(Short problem) Print the lines of the listing below verbatim from its first line through the line bearing "mat[i, :len(row)] = row". Any pictures are to be omitted.

● ● ●

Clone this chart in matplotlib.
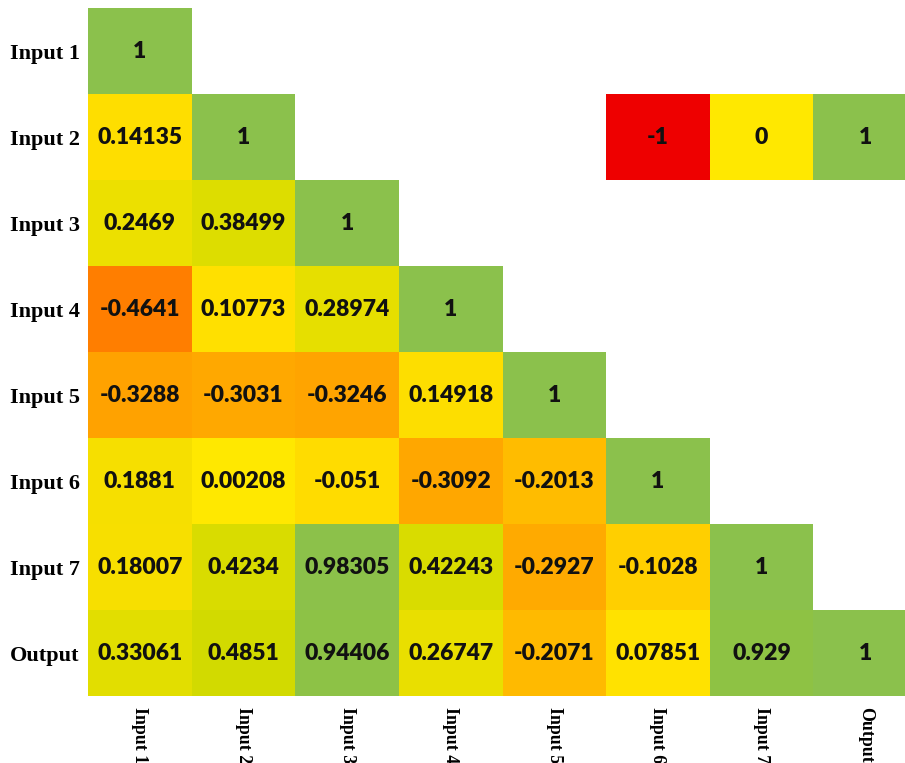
import numpy as np
import matplotlib.pyplot as plt
from matplotlib.colors import LinearSegmentedColormap, Normalize

labels = ['Input 1', 'Input 2', 'Input 3', 'Input 4', 'Input 5', 'Input 6', 'Input 7', 'Output']

# lower triangle of the correlation matrix, row by row
corr_rows = [
    [1],
    [0.14135, 1],
    [0.2469, 0.38499, 1],
    [-0.4641, 0.10773, 0.28974, 1],
    [-0.3288, -0.3031, -0.3246, 0.14918, 1],
    [0.1881, 0.00208, -0.051, -0.3092, -0.2013, 1],
    [0.18007, 0.4234, 0.98305, 0.42243, -0.2927, -0.1028, 1],
    [0.33061, 0.4851, 0.94406, 0.26747, -0.2071, 0.07851, 0.929, 1],
]

# colour key shown in the empty upper triangle
key_values = [-1, 0, 1]
key_row = 1
key_cols = [5, 6, 7]

n = len(labels)
mat = np.full((n, n), np.nan)
for i, row in enumerate(corr_rows):
    mat[i, :len(row)] = row

# red -> yellow -> green scale, stops given on the -1..1 range
stops = [
    (-1.0, '#EE0000'), (-0.46, '#FF8000'), (-0.33, '#FFA300'), (-0.2, '#FFBC00'),
    (-0.1, '#FFD000'), (0.0, '#FFE800'), (0.14, '#FFDE00'), (0.25, '#EBE000'),
    (0.49, '#D2DA00'), (0.93, '#8EC244'), (1.0, '#8BC14C'),
]
cmap = LinearSegmentedColormap.from_list('ryg', [((v + 1) / 2, c) for v, c in stops])
norm = Normalize(vmin=-1, vmax=1)

fig = plt.figure(figsize=(9.05, 7.63), dpi=100)
# the last column runs slightly past the right edge of the canvas
ax = fig.add_axes([88 / 905, 67 / 763, 829 / 905, 688 / 763])

edges = np.arange(n + 1) - 0.5
ax.pcolormesh(edges, edges, np.ma.masked_invalid(mat), cmap=cmap, norm=norm)

kx = np.array(key_cols + [key_cols[-1] + 1]) - 0.5
ky = np.array([key_row - 0.5, key_row + 0.5])
ax.pcolormesh(kx, ky, np.array([key_values]), cmap=cmap, norm=norm)

num_font = dict(family='Lato', fontweight='heavy', fontsize=16.5, color='#111111')
for i, row in enumerate(corr_rows):
    for j, v in enumerate(row):
        ax.text(j, i, f'{v:g}', ha='center', va='center', **num_font)
for c, v in zip(key_cols, key_values):
    ax.text(c, key_row, f'{v:g}', ha='center', va='center', **num_font)

ax.set_xlim(-0.5, n - 0.5)
ax.set_ylim(n - 0.5, -0.5)
ax.set_xticks(range(n))
ax.set_yticks(range(n))
ax.set_xticklabels(labels, rotation=-90, va='top', ha='center')
ax.set_yticklabels(labels)
for t in ax.get_yticklabels():
    t.set_fontfamily('Liberation Serif')
    t.set_fontweight('bold')
    t.set_fontsize(16)
for t in ax.get_xticklabels():
    t.set_fontfamily('Liberation Serif')
    t.set_fontweight('bold')
    t.set_fontsize(12.8)
ax.tick_params(axis='y', length=0, pad=6)
ax.tick_params(axis='x', length=0, pad=8)
for s in ax.spines.values():
    s.set_visible(False)

fig.savefig('out.png', dpi=100)
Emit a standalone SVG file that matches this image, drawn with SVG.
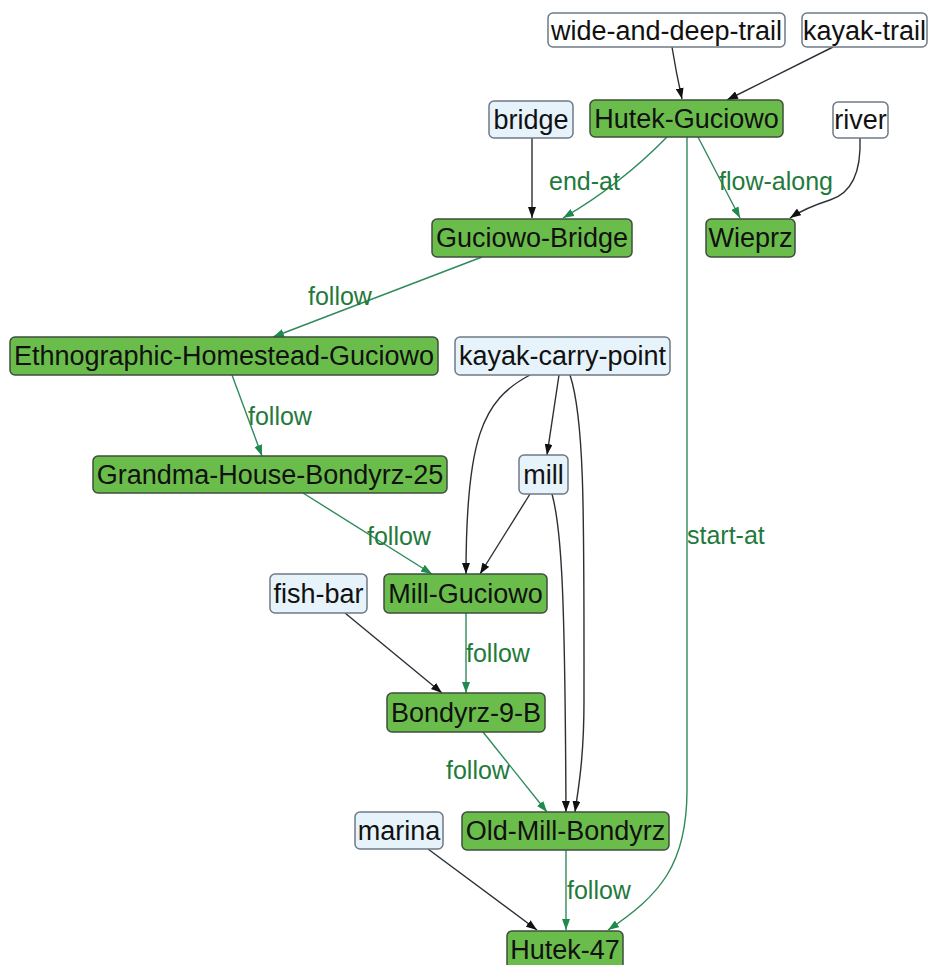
<svg xmlns="http://www.w3.org/2000/svg" width="928" height="965" viewBox="0 0 928 965">
<style>
.g rect{fill:#6bbd4b;stroke:#3f4d3f;stroke-width:1.5}
.b rect{fill:#e7f3fb;stroke:#6f7a86;stroke-width:1.5}
.w rect{fill:#ffffff;stroke:#6f7a86;stroke-width:1.5}
.n text{font-family:"Liberation Sans",Arial,sans-serif;font-size:27px;fill:#111;text-anchor:middle}
.e{fill:none;stroke-width:1.4}
.k{stroke:#2a3036;marker-end:url(#ak)}
.gr{stroke:#2f8a5a;marker-end:url(#ag)}
.lbl{font-family:"Liberation Sans",Arial,sans-serif;font-size:25px;fill:#1f7a3c}
</style>
<defs>
<marker id="ak" markerWidth="11" markerHeight="8" refX="11" refY="4" orient="auto" markerUnits="userSpaceOnUse"><path d="M0,0 L11,4 L0,8 z" fill="#111"/></marker>
<marker id="ag" markerWidth="11" markerHeight="8" refX="11" refY="4" orient="auto" markerUnits="userSpaceOnUse"><path d="M0,0 L11,4 L0,8 z" fill="#1f8a4c"/></marker>
</defs>
<rect width="928" height="965" fill="#ffffff"/>
<g id="connectors">
<path class="e k" d="M672,47 Q676,72 682,99"/>
<path class="e k" d="M833,47 L727,100"/>
<path class="e k" d="M532,138 L532,218"/>
<path class="e gr" d="M667,137 Q620,185 563,218"/>
<path class="e gr" d="M698,137 L740,218"/>
<path class="e k" d="M860,138 Q862,190 830,200 Q805,208 790,218"/>
<path class="e gr" d="M687,137 L687,790 C687,865 660,895 608,930"/>
<path class="e gr" d="M482,257 L273,337"/>
<path class="e gr" d="M232,375 L262,456"/>
<path class="e gr" d="M303,493 L432,574"/>
<path class="e k" d="M530,375 C482,400 466,440 466,574"/>
<path class="e k" d="M559,375 L547,455"/>
<path class="e k" d="M530,494 L480,574"/>
<path class="e k" d="M552,494 C562,530 565,600 566,812"/>
<path class="e k" d="M570,375 C585,420 584,520 584,700 C584,760 578,790 575,812"/>
<path class="e k" d="M345,613 L442,693"/>
<path class="e gr" d="M466,613 L466,693"/>
<path class="e gr" d="M483,732 L547,812"/>
<path class="e k" d="M428,849 L537,930"/>
<path class="e gr" d="M566,850 L566,930"/>
<text class="lbl" x="549" y="190">end-at</text>
<text class="lbl" x="719" y="190">flow-along</text>
<text class="lbl" x="308" y="305">follow</text>
<text class="lbl" x="248" y="425">follow</text>
<text class="lbl" x="367" y="545">follow</text>
<text class="lbl" x="466" y="662">follow</text>
<text class="lbl" x="446" y="779">follow</text>
<text class="lbl" x="567" y="899">follow</text>
<text class="lbl" x="687" y="544">start-at</text>
</g>
<g id="wide-and-deep-trail" class="n w"><rect x="548" y="13" width="237" height="34" rx="5"/><text x="666.5" y="40">wide-and-deep-trail</text></g>
<g id="kayak-trail" class="n w"><rect x="802" y="13" width="125" height="34" rx="5"/><text x="864.5" y="40">kayak-trail</text></g>
<g id="bridge" class="n b"><rect x="489" y="101" width="84" height="37" rx="5"/><text x="531" y="129">bridge</text></g>
<g id="Hutek-Guciowo" class="n g"><rect x="590" y="100" width="193" height="37" rx="5"/><text x="686.5" y="128">Hutek-Guciowo</text></g>
<g id="river" class="n w"><rect x="833" y="102" width="55" height="36" rx="5"/><text x="860.5" y="129">river</text></g>
<g id="Guciowo-Bridge" class="n g"><rect x="432" y="219" width="200" height="38" rx="5"/><text x="532" y="247">Guciowo-Bridge</text></g>
<g id="Wieprz" class="n g"><rect x="706" y="219" width="89" height="38" rx="5"/><text x="750.5" y="247">Wieprz</text></g>
<g id="Ethnographic-Homestead-Guciowo" class="n g"><rect x="10" y="337" width="428" height="38" rx="5"/><text x="224" y="365">Ethnographic-Homestead-Guciowo</text></g>
<g id="kayak-carry-point" class="n b"><rect x="455" y="337" width="215" height="38" rx="5"/><text x="562.5" y="365">kayak-carry-point</text></g>
<g id="Grandma-House-Bondyrz-25" class="n g"><rect x="93" y="456" width="354" height="37" rx="5"/><text x="270" y="484">Grandma-House-Bondyrz-25</text></g>
<g id="mill" class="n b"><rect x="519" y="455" width="49" height="39" rx="5"/><text x="543.5" y="484">mill</text></g>
<g id="fish-bar" class="n b"><rect x="270" y="574" width="97" height="39" rx="5"/><text x="318.5" y="603">fish-bar</text></g>
<g id="Mill-Guciowo" class="n g"><rect x="384" y="574" width="163" height="39" rx="5"/><text x="465.5" y="603">Mill-Guciowo</text></g>
<g id="Bondyrz-9-B" class="n g"><rect x="387" y="693" width="158" height="39" rx="5"/><text x="466" y="722">Bondyrz-9-B</text></g>
<g id="marina" class="n b"><rect x="355" y="812" width="88" height="37" rx="5"/><text x="399" y="840">marina</text></g>
<g id="Old-Mill-Bondyrz" class="n g"><rect x="462" y="812" width="207" height="38" rx="5"/><text x="565.5" y="840">Old-Mill-Bondyrz</text></g>
<g id="Hutek-47" class="n g"><rect x="507" y="931" width="116" height="38" rx="5"/><text x="565" y="959">Hutek-47</text></g>
</svg>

● ● ●

(Solution)
Clone this chart in matplotlib.
import numpy as np
import matplotlib.pyplot as plt
from matplotlib.colors import LinearSegmentedColormap, Normalize

labels = ['Input 1', 'Input 2', 'Input 3', 'Input 4', 'Input 5', 'Input 6', 'Input 7', 'Output']

# lower triangle of the correlation matrix, row by row
corr_rows = [
    [1],
    [0.14135, 1],
    [0.2469, 0.38499, 1],
    [-0.4641, 0.10773, 0.28974, 1],
    [-0.3288, -0.3031, -0.3246, 0.14918, 1],
    [0.1881, 0.00208, -0.051, -0.3092, -0.2013, 1],
    [0.18007, 0.4234, 0.98305, 0.42243, -0.2927, -0.1028, 1],
    [0.33061, 0.4851, 0.94406, 0.26747, -0.2071, 0.07851, 0.929, 1],
]

# colour key shown in the empty upper triangle
key_values = [-1, 0, 1]
key_row = 1
key_cols = [5, 6, 7]

n = len(labels)
mat = np.full((n, n), np.nan)
for i, row in enumerate(corr_rows):
    mat[i, :len(row)] = row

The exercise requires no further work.